__What is asked__. Omit every picture and return the rest of the data unaltered.

__Source material__.
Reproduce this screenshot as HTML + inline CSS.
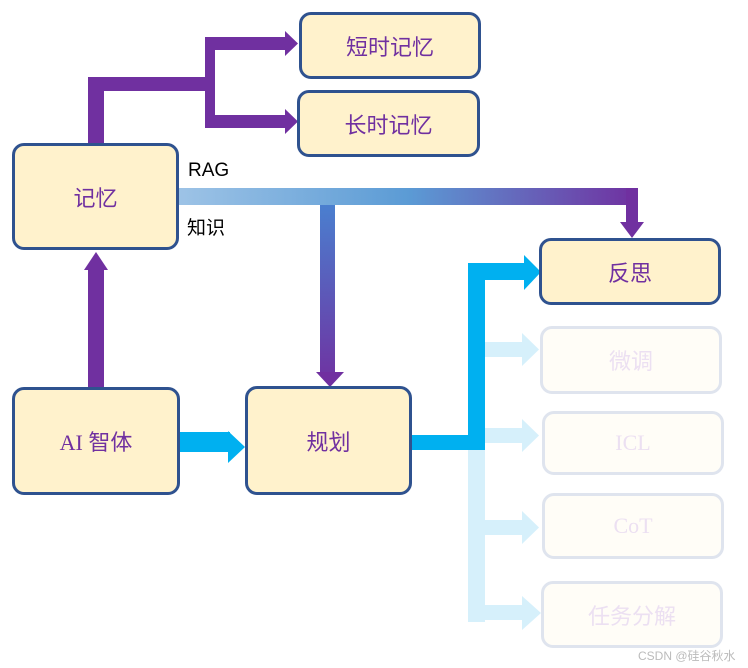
<!DOCTYPE html>
<html><head><meta charset="utf-8"><style>
html,body{margin:0;padding:0;background:#fff;}
body{width:748px;height:668px;position:relative;overflow:hidden;font-family:"Liberation Sans","Noto Sans CJK SC",sans-serif;}
.b{position:absolute;box-sizing:border-box;border:3px solid #2f528f;border-radius:12px;background:#fff2cc;color:#7030a0;font-size:22px;display:flex;align-items:center;justify-content:center;font-family:"Liberation Serif","Noto Sans CJK SC",serif;}
.f{border-color:#dfe4ee;background:#fffdf7;color:#ece0f2;}
.t{position:absolute;font-size:19px;color:#000;}
</style></head><body>
<svg width="748" height="668" style="position:absolute;left:0;top:0">
<defs>
<linearGradient id="g1" x1="179" y1="0" x2="638" y2="0" gradientUnits="userSpaceOnUse"><stop offset="0" stop-color="#9dc3e6"/><stop offset="0.5" stop-color="#5b9bd5"/><stop offset="1" stop-color="#7030a0"/></linearGradient>
<linearGradient id="g2" x1="0" y1="205" x2="0" y2="387" gradientUnits="userSpaceOnUse"><stop offset="0" stop-color="#4a7fcf"/><stop offset="1" stop-color="#7030a0"/></linearGradient>
</defs>
<g fill="#7030a0">
<rect x="88" y="77" width="16" height="67"/>
<rect x="88" y="77" width="127" height="14"/>
<rect x="205" y="37" width="10" height="91"/>
<rect x="205" y="37" width="82" height="13"/>
<polygon points="285,31 298,43.5 285,56"/>
<rect x="205" y="115" width="82" height="13"/>
<polygon points="285,109 298,121.5 285,134"/>
<rect x="88" y="270" width="16" height="117"/>
<polygon points="84,270 108,270 96,252"/>
</g>
<rect x="179" y="188" width="459" height="17" fill="url(#g1)"/>
<rect x="626" y="188" width="12" height="36" fill="#7030a0"/>
<polygon points="620,222 644,222 632,238" fill="#7030a0"/>
<rect x="320" y="205" width="15" height="168" fill="url(#g2)"/>
<polygon points="316,372 344,372 330,387" fill="#7030a0"/>
<g fill="#d6f0fb">
<rect x="468" y="450" width="17" height="172"/>
<rect x="468" y="342" width="56" height="15"/><polygon points="522,333 539,349.5 522,366"/>
<rect x="468" y="428" width="56" height="15"/><polygon points="522,419 539,435.5 522,452"/>
<rect x="468" y="520" width="56" height="15"/><polygon points="522,511 539,527.5 522,544"/>
<rect x="468" y="605" width="56" height="15"/><polygon points="522,596 541,613 522,630"/>
</g>
<g fill="#00b0f0">
<rect x="180" y="432" width="50" height="20"/><polygon points="228,431 245,447 228,463"/>
<rect x="410" y="435" width="75" height="15"/>
<rect x="468" y="263" width="17" height="187"/>
<rect x="468" y="263" width="58" height="17"/><polygon points="524,255 541,272 524,290"/>
</g>
</svg>
<div class="b" style="left:299px;top:12px;width:182px;height:67px;font-family:'Liberation Sans','Noto Sans CJK SC',sans-serif">短时记忆</div>
<div class="b" style="left:297px;top:90px;width:183px;height:67px;font-family:'Liberation Sans','Noto Sans CJK SC',sans-serif">长时记忆</div>
<div class="b" style="left:12px;top:143px;width:167px;height:107px;font-family:'Liberation Sans','Noto Sans CJK SC',sans-serif">记忆</div>
<div class="b" style="left:539px;top:238px;width:182px;height:67px;font-family:'Liberation Sans','Noto Sans CJK SC',sans-serif">反思</div>
<div class="b f" style="left:540px;top:326px;width:182px;height:68px">微调</div>
<div class="b f" style="left:542px;top:411px;width:182px;height:64px">ICL</div>
<div class="b f" style="left:542px;top:493px;width:182px;height:66px">CoT</div>
<div class="b f" style="left:541px;top:581px;width:182px;height:67px">任务分解</div>
<div class="b" style="left:12px;top:387px;width:168px;height:108px">AI 智体</div>
<div class="b" style="left:245px;top:386px;width:167px;height:109px;font-family:'Liberation Sans','Noto Sans CJK SC',sans-serif">规划</div>
<div class="t" style="left:188px;top:160px">RAG</div>
<div class="t" style="left:187px;top:213px">知识</div>
<div style="position:absolute;left:638px;top:647px;font-size:12px;color:#bbb">CSDN @硅谷秋水</div>
</body></html>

__Task solution__.
Reproduce this screenshot as HTML + inline CSS.
<!DOCTYPE html>
<html><head><meta charset="utf-8"><style>
html,body{margin:0;padding:0;background:#fff;}
body{width:748px;height:668px;position:relative;overflow:hidden;font-family:"Liberation Sans","Noto Sans CJK SC",sans-serif;}
.b{position:absolute;box-sizing:border-box;border:3px solid #2f528f;border-radius:12px;background:#fff2cc;color:#7030a0;font-size:22px;display:flex;align-items:center;justify-content:center;font-family:"Liberation Serif","Noto Sans CJK SC",serif;}
.f{border-color:#dfe4ee;background:#fffdf7;color:#ece0f2;}
.t{position:absolute;font-size:19px;color:#000;}
</style></head><body>
<svg width="748" height="668" style="position:absolute;left:0;top:0">
<defs>
<linearGradient id="g1" x1="179" y1="0" x2="638" y2="0" gradientUnits="userSpaceOnUse"><stop offset="0" stop-color="#9dc3e6"/><stop offset="0.5" stop-color="#5b9bd5"/><stop offset="1" stop-color="#7030a0"/></linearGradient>
<linearGradient id="g2" x1="0" y1="205" x2="0" y2="387" gradientUnits="userSpaceOnUse"><stop offset="0" stop-color="#4a7fcf"/><stop offset="1" stop-color="#7030a0"/></linearGradient>
</defs>
<g fill="#7030a0">
<rect x="88" y="77" width="16" height="67"/>
<rect x="88" y="77" width="127" height="14"/>
<rect x="205" y="37" width="10" height="91"/>
<rect x="205" y="37" width="82" height="13"/>
<polygon points="285,31 298,43.5 285,56"/>
<rect x="205" y="115" width="82" height="13"/>
<polygon points="285,109 298,121.5 285,134"/>
<rect x="88" y="270" width="16" height="117"/>
<polygon points="84,270 108,270 96,252"/>
</g>
<rect x="179" y="188" width="459" height="17" fill="url(#g1)"/>
<rect x="626" y="188" width="12" height="36" fill="#7030a0"/>
<polygon points="620,222 644,222 632,238" fill="#7030a0"/>
<rect x="320" y="205" width="15" height="168" fill="url(#g2)"/>
<polygon points="316,372 344,372 330,387" fill="#7030a0"/>
<g fill="#d6f0fb">
<rect x="468" y="450" width="17" height="172"/>
<rect x="468" y="342" width="56" height="15"/><polygon points="522,333 539,349.5 522,366"/>
<rect x="468" y="428" width="56" height="15"/><polygon points="522,419 539,435.5 522,452"/>
<rect x="468" y="520" width="56" height="15"/><polygon points="522,511 539,527.5 522,544"/>
<rect x="468" y="605" width="56" height="15"/><polygon points="522,596 541,613 522,630"/>
</g>
<g fill="#00b0f0">
<rect x="180" y="432" width="50" height="20"/><polygon points="228,431 245,447 228,463"/>
<rect x="410" y="435" width="75" height="15"/>
<rect x="468" y="263" width="17" height="187"/>
<rect x="468" y="263" width="58" height="17"/><polygon points="524,255 541,272 524,290"/>
</g>
</svg>
<div class="b" style="left:299px;top:12px;width:182px;height:67px;font-family:'Liberation Sans','Noto Sans CJK SC',sans-serif">短时记忆</div>
<div class="b" style="left:297px;top:90px;width:183px;height:67px;font-family:'Liberation Sans','Noto Sans CJK SC',sans-serif">长时记忆</div>
<div class="b" style="left:12px;top:143px;width:167px;height:107px;font-family:'Liberation Sans','Noto Sans CJK SC',sans-serif">记忆</div>
<div class="b" style="left:539px;top:238px;width:182px;height:67px;font-family:'Liberation Sans','Noto Sans CJK SC',sans-serif">反思</div>
<div class="b f" style="left:540px;top:326px;width:182px;height:68px">微调</div>
<div class="b f" style="left:542px;top:411px;width:182px;height:64px">ICL</div>
<div class="b f" style="left:542px;top:493px;width:182px;height:66px">CoT</div>
<div class="b f" style="left:541px;top:581px;width:182px;height:67px">任务分解</div>
<div class="b" style="left:12px;top:387px;width:168px;height:108px">AI 智体</div>
<div class="b" style="left:245px;top:386px;width:167px;height:109px;font-family:'Liberation Sans','Noto Sans CJK SC',sans-serif">规划</div>
<div class="t" style="left:188px;top:160px">RAG</div>
<div class="t" style="left:187px;top:213px">知识</div>
<div style="position:absolute;left:638px;top:647px;font-size:12px;color:#bbb">CSDN @硅谷秋水</div>
</body></html>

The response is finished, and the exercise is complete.